WHAT THIS TASK INVOLVES: Set down the lines that begin at the top of the records and end with the line containing "Chart.register(...registerables);", and drop every picture.

** Start **

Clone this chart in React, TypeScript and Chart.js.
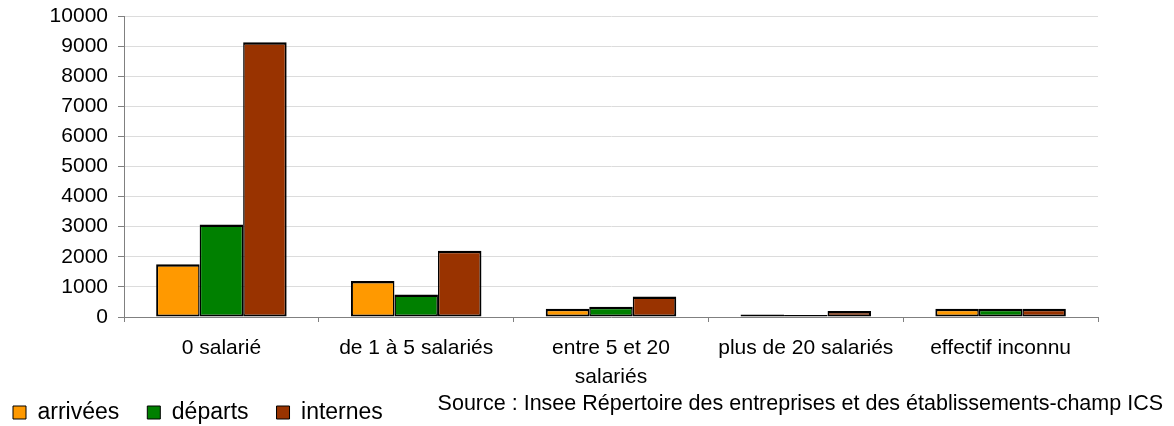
import React, { useEffect, useRef } from "react";
import { Chart, registerables } from "chart.js";

Chart.register(...registerables);

const categories: (string | string[])[] = [
  "0 salarié",
  "de 1 à 5 salariés",
  ["entre 5 et 20", "salariés"],
  "plus de 20 salariés",
  "effectif inconnu",
];
const arrivees = [1750, 1200, 270, 80, 270];
const departs = [3070, 750, 340, 70, 270];
const internes = [9130, 2200, 680, 200, 270];
const seriesNames = ["arrivées", "départs", "internes"];
const sourceText =
  "Source : Insee Répertoire des entreprises et des établissements-champ ICS";

const FONT = '"Liberation Sans", Arial, sans-serif';

export default function App() {
  const ref = useRef<HTMLCanvasElement | null>(null);

  useEffect(() => {
    if (!ref.current) return;
    const sourcePlugin = {
      id: "sourceText",
      afterLayout(chart: any) {
        const lg = chart.legend;
        if (lg) {
          lg.top += 8;
          lg.bottom += 8;
          lg.left -= 15;
        }
        const x = chart.scales.x;
        if (x) {
          x.bottom = chart.height;
          x.height = x.bottom - x.top;
        }
      },
      afterDraw(chart: any) {
        const ctx = chart.ctx;
        ctx.save();
        ctx.font = `21.5px ${FONT}`;
        ctx.fillStyle = "#000";
        ctx.textAlign = "right";
        ctx.textBaseline = "alphabetic";
        ctx.fillText(sourceText, 1163, 410);
        ctx.restore();
      },
    };
    const chart = new Chart(ref.current, {
      type: "bar",
      data: {
        labels: categories,
        datasets: [
          {
            label: seriesNames[0],
            data: arrivees,
            backgroundColor: "#FF9900",
            borderColor: "#000",
            borderWidth: { left: 2, right: 1.5, top: 2.5, bottom: 2 },
            borderSkipped: false,
          },
          {
            label: seriesNames[1],
            data: departs,
            backgroundColor: "#008000",
            borderColor: "#000",
            borderWidth: { left: 1.5, right: 1.5, top: 2.5, bottom: 2 },
            borderSkipped: false,
          },
          {
            label: seriesNames[2],
            data: internes,
            backgroundColor: "#993300",
            borderColor: "#000",
            borderWidth: { left: 1.5, right: 2, top: 2.5, bottom: 2 },
            borderSkipped: false,
          },
        ],
      },
      options: {
        animation: false,
        responsive: false,
        maintainAspectRatio: false,
        layout: { padding: { left: 0, right: 76, top: 16, bottom: 0 } },
        datasets: {
          bar: { categoryPercentage: 0.67, barPercentage: 1.0 },
        },
        plugins: {
          tooltip: { enabled: false },
          legend: {
            position: "bottom",
            align: "start",
            labels: {
              boxWidth: 13,
              boxHeight: 13,
              padding: 28,
              color: "#000",
              font: { family: FONT, size: 23 },
              generateLabels(chart: any) {
                const items = Chart.defaults.plugins.legend.labels.generateLabels(chart);
                items.forEach((it: any) => {
                  it.lineWidth = 1;
                  it.strokeStyle = "#000";
                });
                return items;
              },
            },
          },
        },
        scales: {
          x: {
            grid: {
              offset: true,
              drawOnChartArea: false,
              drawTicks: true,
              tickLength: 5,
              tickColor: "#808080",
            },
            border: { color: "#808080", width: 1 },
            ticks: {
              color: "#000",
              font: { family: FONT, size: 21, lineHeight: 1.38 },
              padding: 12,
              maxRotation: 0,
              autoSkip: false,
            },
            afterFit(scale: any) {
              scale.height = 48;
            },
          },
          y: {
            min: 0,
            max: 10000,
            ticks: {
              stepSize: 1000,
              color: "#000",
              font: { family: FONT, size: 21 },
              padding: 10,
              callback: (v: any) => String(v),
            },
            grid: {
              color: "#dcdcdc",
              tickColor: "#808080",
              tickLength: 6,
            },
            border: { color: "#808080", width: 1 },
            afterFit(scale: any) {
              scale.width = 124;
              scale.paddingTop = 0;
              scale.paddingBottom = 0;
            },
          },
        },
      },
      plugins: [sourcePlugin],
    });
    return () => chart.destroy();
  }, []);

  return (
    <div style={{ position: "absolute", left: 0, top: 0, width: 1174, height: 426, background: "#fff" }}>
      <canvas ref={ref} width={1174} height={426} style={{ width: 1174, height: 426 }} />
    </div>
  );
}
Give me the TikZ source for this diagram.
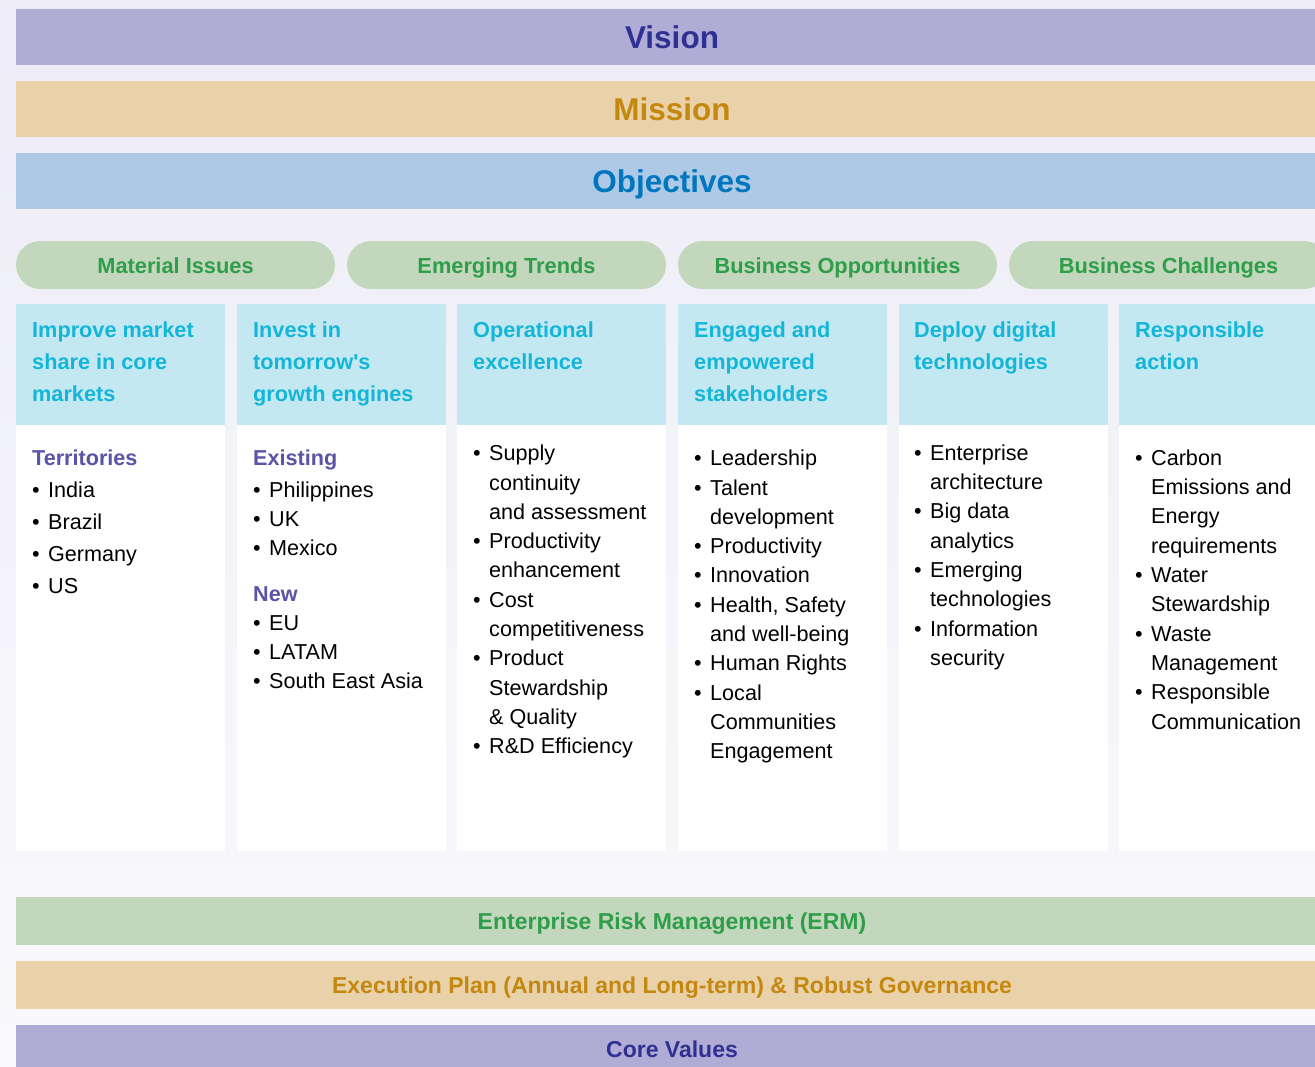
\documentclass[tikz,border=0pt]{standalone}
\usepackage{fontspec}
\setmainfont{Liberation Sans}
\definecolor{bgtop}{RGB}{237,236,247}
\definecolor{bgbot}{RGB}{250,250,252}
\definecolor{vfill}{RGB}{176,172,214}
\definecolor{vtext}{RGB}{46,49,146}
\definecolor{mfill}{RGB}{233,209,169}
\definecolor{mtext}{RGB}{196,136,15}
\definecolor{ofill}{RGB}{173,201,230}
\definecolor{otext}{RGB}{0,118,190}
\definecolor{gfill}{RGB}{195,215,189}
\definecolor{gtext}{RGB}{46,158,74}
\definecolor{hfill}{RGB}{195,232,241}
\definecolor{htext}{RGB}{20,182,216}
\definecolor{stext}{RGB}{90,84,168}
\newcommand\blt[1]{\makebox[16pt][l]{•}#1}
\newcommand\ctn[1]{\hspace*{16pt}#1}
\newcommand\subh[1]{{\bfseries\color{stext}#1}}
\newcommand\txtlines[6]{\foreach \t [count=\i] in {#6}{\node[#2] (#1-\i) at (#3,{#4+(\i-1)*#5}) {\t};}}
\begin{document}
\begin{tikzpicture}[x=1pt,y=-1pt,
  band/.style={minimum width=1312pt, minimum height=56pt, inner sep=0pt, text depth=0pt},
  bigtxt/.style={font=\bfseries\fontsize{31.5}{36}\selectfont, text height=22.6pt},
  lowband/.style={minimum width=1312pt, minimum height=48pt, inner sep=0pt, text depth=0pt,
    font=\bfseries\fontsize{23}{27}\selectfont, text height=16.4pt},
  pill/.style={minimum width=319pt, minimum height=48pt, rounded corners=24pt, fill=gfill,
    text=gtext, inner sep=0pt, font=\bfseries\fontsize{21.8}{26}\selectfont,
    text height=16pt, text depth=0pt},
  hbox/.style={anchor=north west, minimum width=209pt, minimum height=121pt, fill=hfill, inner sep=0pt},
  bbox/.style={anchor=north west, minimum width=209pt, minimum height=426pt, fill=white, inner sep=0pt},
  htxt/.style={anchor=base west, inner sep=0pt, text=htext, font=\bfseries\fontsize{21.7}{26}\selectfont},
  item/.style={anchor=base west, inner sep=0pt, text=black, font=\fontsize{21.6}{26}\selectfont}]
\useasboundingbox (0,0) rectangle (1315,1066);
\clip (0,0) rectangle (1315,1066);
\shade[top color=bgtop, bottom color=bgbot] (0,0) rectangle (1315,1066);

% top bands
\node[band, bigtxt, fill=vfill, text=vtext] (vision) at (672,37) {Vision};
\node[band, bigtxt, fill=mfill, text=mtext] (mission) at (672,109) {Mission};
\node[band, bigtxt, fill=ofill, text=otext] (objectives) at (672,181) {Objectives};

% pills
\node[pill] (p1) at (175.5,265) {Material Issues};
\node[pill] (p2) at (506.5,265) {Emerging Trends};
\node[pill] (p3) at (837.5,265) {Business Opportunities};
\node[pill] (p4) at (1168.5,265) {Business Challenges};

% columns
\foreach \c [count=\k] in {16,236.6,457.2,677.8,898.4,1119}{
  \node[hbox] (hb\k) at (\c,304) {};
  \node[bbox] (bb\k) at (\c,425) {};
}

% header texts
\txtlines{h1}{htxt}{32}{337.5}{32}{Improve market, share in core, markets}
\txtlines{h2}{htxt}{253}{337.5}{32}{Invest in, tomorrow\textquotesingle s, growth engines}
\txtlines{h3}{htxt}{473}{337.5}{32}{Operational, excellence}
\txtlines{h4}{htxt}{694}{337.5}{32}{Engaged and, empowered, stakeholders}
\txtlines{h5}{htxt}{914}{337.5}{32}{Deploy digital, technologies}
\txtlines{h6}{htxt}{1135}{337.5}{32}{Responsible, action}

% body texts
\txtlines{c1}{item}{32}{465}{32}{\subh{Territories}, \blt{India}, \blt{Brazil}, \blt{Germany}, \blt{US}}
\txtlines{c2h}{item}{253}{465}{32}{\subh{Existing}}
\txtlines{c2a}{item}{253}{497}{29.3}{\blt{Philippines}, \blt{UK}, \blt{Mexico}}
\txtlines{c2n}{item}{253}{601}{32}{\subh{New}}
\txtlines{c2b}{item}{253}{630}{29.3}{\blt{EU}, \blt{LATAM}, \blt{South East Asia}}
\txtlines{c3}{item}{473}{460.7}{29.3}{\blt{Supply}, \ctn{continuity}, \ctn{and assessment}, \blt{Productivity}, \ctn{enhancement}, \blt{Cost}, \ctn{competitiveness}, \blt{Product}, \ctn{Stewardship}, \ctn{\& Quality}, \blt{R\&D Efficiency}}
\txtlines{c4}{item}{694}{465.7}{29.3}{\blt{Leadership}, \blt{Talent}, \ctn{development}, \blt{Productivity}, \blt{Innovation}, \blt{Health, Safety}, \ctn{and well-being}, \blt{Human Rights}, \blt{Local}, \ctn{Communities}, \ctn{Engagement}}
\txtlines{c5}{item}{914}{460.3}{29.3}{\blt{Enterprise}, \ctn{architecture}, \blt{Big data}, \ctn{analytics}, \blt{Emerging}, \ctn{technologies}, \blt{Information}, \ctn{security}}
\txtlines{c6}{item}{1135}{465.3}{29.3}{\blt{Carbon}, \ctn{Emissions and}, \ctn{Energy}, \ctn{requirements}, \blt{Water}, \ctn{Stewardship}, \blt{Waste}, \ctn{Management}, \blt{Responsible}, \ctn{Communication}}

% bottom bands
\node[lowband, fill=gfill, text=gtext] (erm) at (672,921) {Enterprise Risk Management (ERM)};
\node[lowband, fill=mfill, text=mtext] (exec) at (672,985) {Execution Plan (Annual and Long-term) \& Robust Governance};
\node[lowband, fill=vfill, text=vtext] (core) at (672,1049) {Core Values};
\end{tikzpicture}
\end{document}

** End **

WORKED SOLUTION:
Clone this chart in React, TypeScript and Chart.js.
import React, { useEffect, useRef } from "react";
import { Chart, registerables } from "chart.js";

Chart.register(...registerables);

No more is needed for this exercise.